In Canada’s new federal budget, the country set up a tax framework that would tax adult-use and medical cannabis at the same high level.
Medical marijuana patients in the Great White North are fuming after learning the Canadian government included medical marijuana taxes in its federal budget.
In the budget released on Monday, Feb. 26, the Canadian government confirmed that it would be applying a 10 percent excise tax to all cannabis — both for medical patients and adult users.
Leading the calls against the move is Canadians for Fair Access to Medical Marijuana (CFAMM), an Ontario-based non-profit focused on supporting medical cannabis patients. The non-profit has been campaigning against the idea of taxing the sick since the idea was first floated by the Minister of Finance last November.
“We have heard from tens of thousands of patients across the country,” said Jonathan Zaid, Executive Director of CFAMM in a statement. “This new tax adds insult to injury for a community of patients already struggling to afford their medicine.”
The main reason behind the new wave of criticism from patients is the fact all of the cannabis products sold under Canada’s proposed Cannabis Act for medical purposes will be subject to the taxes and conditions of the general legal-pot structure being constructed in Ottawa, the capital city of Canada. People growing their own medicine will only be taxed at the point of sale for their seeds or starter plants.
Zaid also mentioned the border-transcending fact that medical cannabis patients rarely have the cost of their medicine covered by insurance and it is also the only medicine to which a sales tax is applied.
“A recent Environics poll found that a majority of Canadians (62 percent) are opposed to taxing medical cannabis,” said Zaid. “And to date, over 16,000 Canadians and a group of 12 non-profits have advocated for the elimination of it. Despite this fierce opposition, the federal government decided to forge ahead, implementing the new tax in its federal budget.”
The government did decide to exempt “low-THC cannabidiol [CBD] oils, which are sometimes used with children facing certain medical conditions,” according to Civilized. But Zaid said this will only help the small minority of patients that use those products.

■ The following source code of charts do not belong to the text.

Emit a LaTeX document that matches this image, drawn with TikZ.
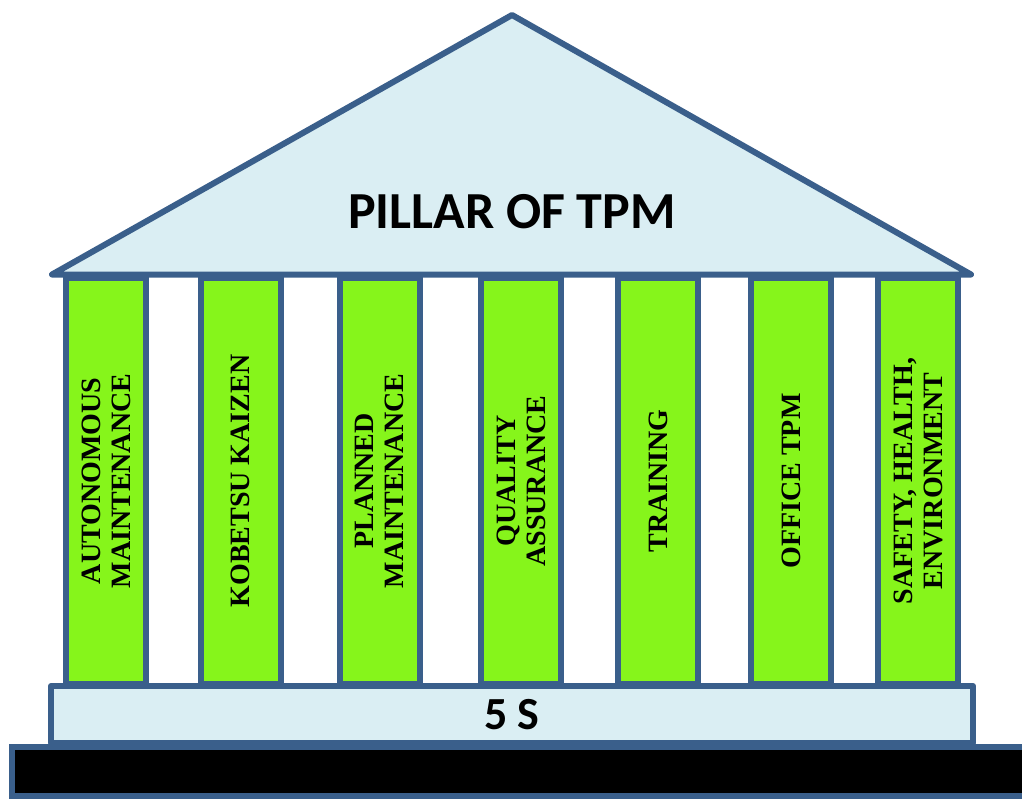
\documentclass[tikz,border=0pt]{standalone}
\usepackage{fontspec}
\setmainfont{Liberation Serif}
\newfontfamily\calib{Carlito}
\definecolor{edgeblue}{HTML}{3A5F8B}
\definecolor{paleblue}{HTML}{DAEEF3}
\definecolor{pillargreen}{HTML}{86F51B}
\tikzset{
  pillar/.style={draw=edgeblue, fill=pillargreen, line width=6pt, rectangle, rotate=90,
    minimum width=406pt, minimum height=80pt, inner sep=0pt, align=center,
    font=\fontsize{28}{30}\selectfont\bfseries},
  pale/.style={draw=edgeblue, fill=paleblue, line width=6pt, line join=round, line cap=round},
}
\begin{document}
\begin{tikzpicture}[x=1pt,y=-1pt]
\useasboundingbox (0,0) rectangle (1022,798);
% ground
\path[draw=edgeblue, fill=black, line width=6pt] (12,747) rectangle (1040,796);
% pillars
\node[pillar] (p1) at (106,481)   {AUTONOMOUS\\MAINTENANCE};
\node[pillar] (p2) at (240.5,481) {KOBETSU KAIZEN};
\node[pillar] (p3) at (379.5,481) {PLANNED\\MAINTENANCE};
\node[pillar] (p4) at (521,481)   {QUALITY\\ASSURANCE};
\node[pillar] (p5) at (658,481)   {TRAINING};
\node[pillar] (p6) at (791,481)   {OFFICE TPM};
\node[pillar] (p7) at (918,481)   {SAFETY, HEALTH,\\ENVIRONMENT};
% roof
\coordinate (rl) at (52,274.5);
\coordinate (rr) at (971,274.5);
\coordinate (apex) at (512,15);
\path[pale] (rl) -- (apex) -- (rr) -- cycle;
\node[font=\calib\bfseries\fontsize{52}{56}\selectfont, inner sep=0pt] (title) at (512,212) {PILLAR OF TPM};
% base
\node[pale, rectangle, minimum width=922pt, minimum height=57pt, inner sep=0pt,
  font=\calib\bfseries\fontsize{46}{50}\selectfont] (base) at (512,714.5) {5 S};
\end{tikzpicture}
\end{document}
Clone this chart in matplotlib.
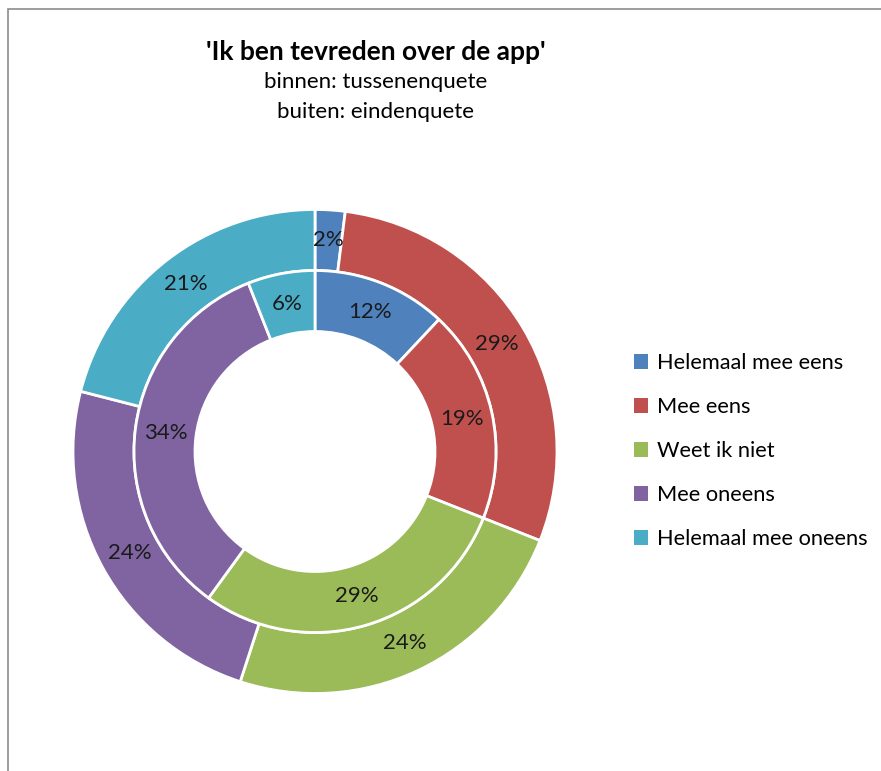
import matplotlib.pyplot as plt
from matplotlib.patches import Rectangle, Patch

categories = ['Helemaal mee eens', 'Mee eens', 'Weet ik niet', 'Mee oneens', 'Helemaal mee oneens']
inner_values = [12, 19, 29, 34, 6]   # binnen: tussenenquete
outer_values = [2, 29, 24, 24, 21]   # buiten: eindenquete
colors = ['#4F81BD', '#C0504D', '#9BBB59', '#8064A2', '#4BACC6']

plt.rcParams['font.family'] = ['Lato', 'DejaVu Sans']

W, H = 881, 771
fig = plt.figure(figsize=(W / 100, H / 100), dpi=100)

# chart area border (cut off at right and bottom)
fig.patches.append(Rectangle((8 / W, -0.1), 1.2, 1 - 9 / H + 0.1, transform=fig.transFigure,
                             fill=False, edgecolor='#8c8c8c', linewidth=1.2))

# donut centred at (315, 451.5) px, outer radius 242 px
cx, cy, R = 315, 451.5, 242
ax = fig.add_axes([(cx - R) / W, (H - cy - R) / H, 2 * R / W, 2 * R / H])

ring = 61 / R
inner_r = 1 - ring
wp = dict(width=ring, edgecolor='white', linewidth=2)
tp = dict(fontsize=16, color='#1a1a1a')

ax.pie(outer_values, radius=1, colors=colors, startangle=90, counterclock=False,
       wedgeprops=wp, autopct=lambda p: f'{round(p)}%', pctdistance=1 - ring / 2,
       textprops=tp)
ax.pie(inner_values, radius=inner_r, colors=colors, startangle=90, counterclock=False,
       wedgeprops=wp, autopct=lambda p: f'{round(p)}%', pctdistance=(inner_r - ring / 2) / inner_r,
       textprops=tp)
ax.set_xlim(-1, 1)
ax.set_ylim(-1, 1)
ax.set_aspect('equal')

tx = 375.5 / W
fig.text(tx, 1 - 60 / H, "'Ik ben tevreden over de app'", ha='center', va='baseline',
         fontsize=19, fontweight='bold')
fig.text(tx, 1 - 88 / H, 'binnen: tussenenquete', ha='center', va='baseline', fontsize=16)
fig.text(tx, 1 - 118 / H, 'buiten: eindenquete', ha='center', va='baseline', fontsize=16)

handles = [Patch(facecolor=c) for c in colors]
fig.legend(handles, categories, loc='center left', bbox_to_anchor=(625 / W, 1 - 451 / H),
           frameon=False, fontsize=15.7, handlelength=0.65, handleheight=0.65,
           handletextpad=0.4, labelspacing=1.1, borderaxespad=0)

fig.savefig('out.png', dpi=100)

“It’s quite clear that Canadians understand that taxing medical cannabis is unfair and wrong,” said Zaid.
“Exempting a small minority of patients does not address the affordability issue and implies some patients are more legitimate than others,” said Zaid. “Looking into a reimbursement program implies patients can afford to pay for their medicine in the first instance. They can’t.”
Besides the taxes, the medical aspects of the government’s pot plan are pretty decent. CFAMM said they’re pleased to see it include Health Canada evaluating the drug review and approval process to ensure it keeps up with cannabis developments. However, they are urging the government to commit to meaningful timelines and research.

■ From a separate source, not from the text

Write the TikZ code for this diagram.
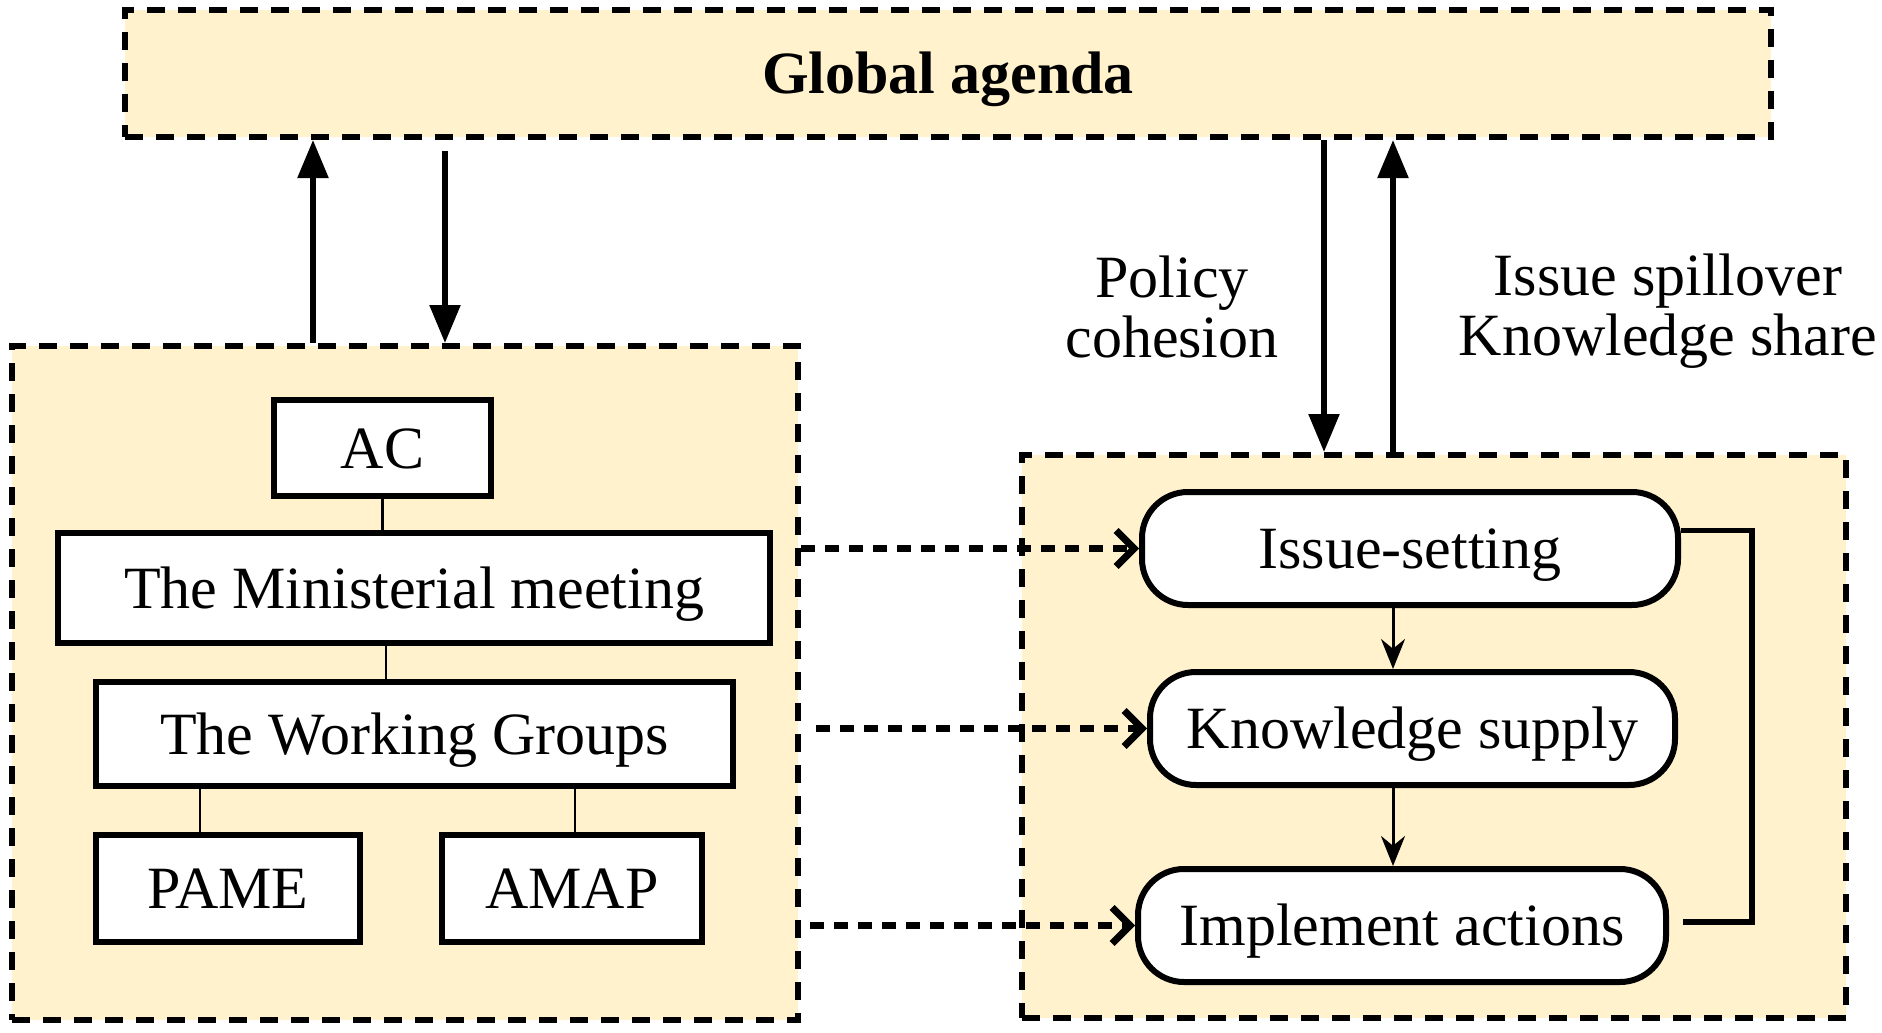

David Berg, the president and chief technology officer of the Canadian tech company Strainprint, called the issue contentious and backed the efforts of CFAMM and other organizations working to convince the government and Health Canada to go in another direction.
“A purchase of cannabis will be subject to local sales taxes province by province, and then a federal tax levy of about $1 per gram,” said Berg. “There is currently no differential between taxes for recreation or medical patients.”
The actual tax revenue patients, and everyone else, will produce has been a hot issue in its own right. In December, the government announced an agreement that would send 75 cents of every dollar collected from cannabis during the first two years to the provinces. At the time, the Canadian Broadcasting Company noted that was a big jump from the 50-50 split the federal government had proposed as recently as November.
Marshall Rutman, vice president of marketing at the medical cannabis company Resolve Digital Health, said that he thinks the Canadian government is concerned that “recreational users may try to obtain prescriptions in order to avoid paying taxes.”
“I feel that legitimate cannabis patients shouldn’t have to pay more for their prescribed medicine because of the fear that the system will be abused,” said Rutman. “We should be ensuring adequate checks and balances are in place at the point of prescription, then trusting physicians to discern whether a medical need exists. If there is a true medical need, prescription cannabis should be treated as any other physician prescribed medication from a taxation standpoint.”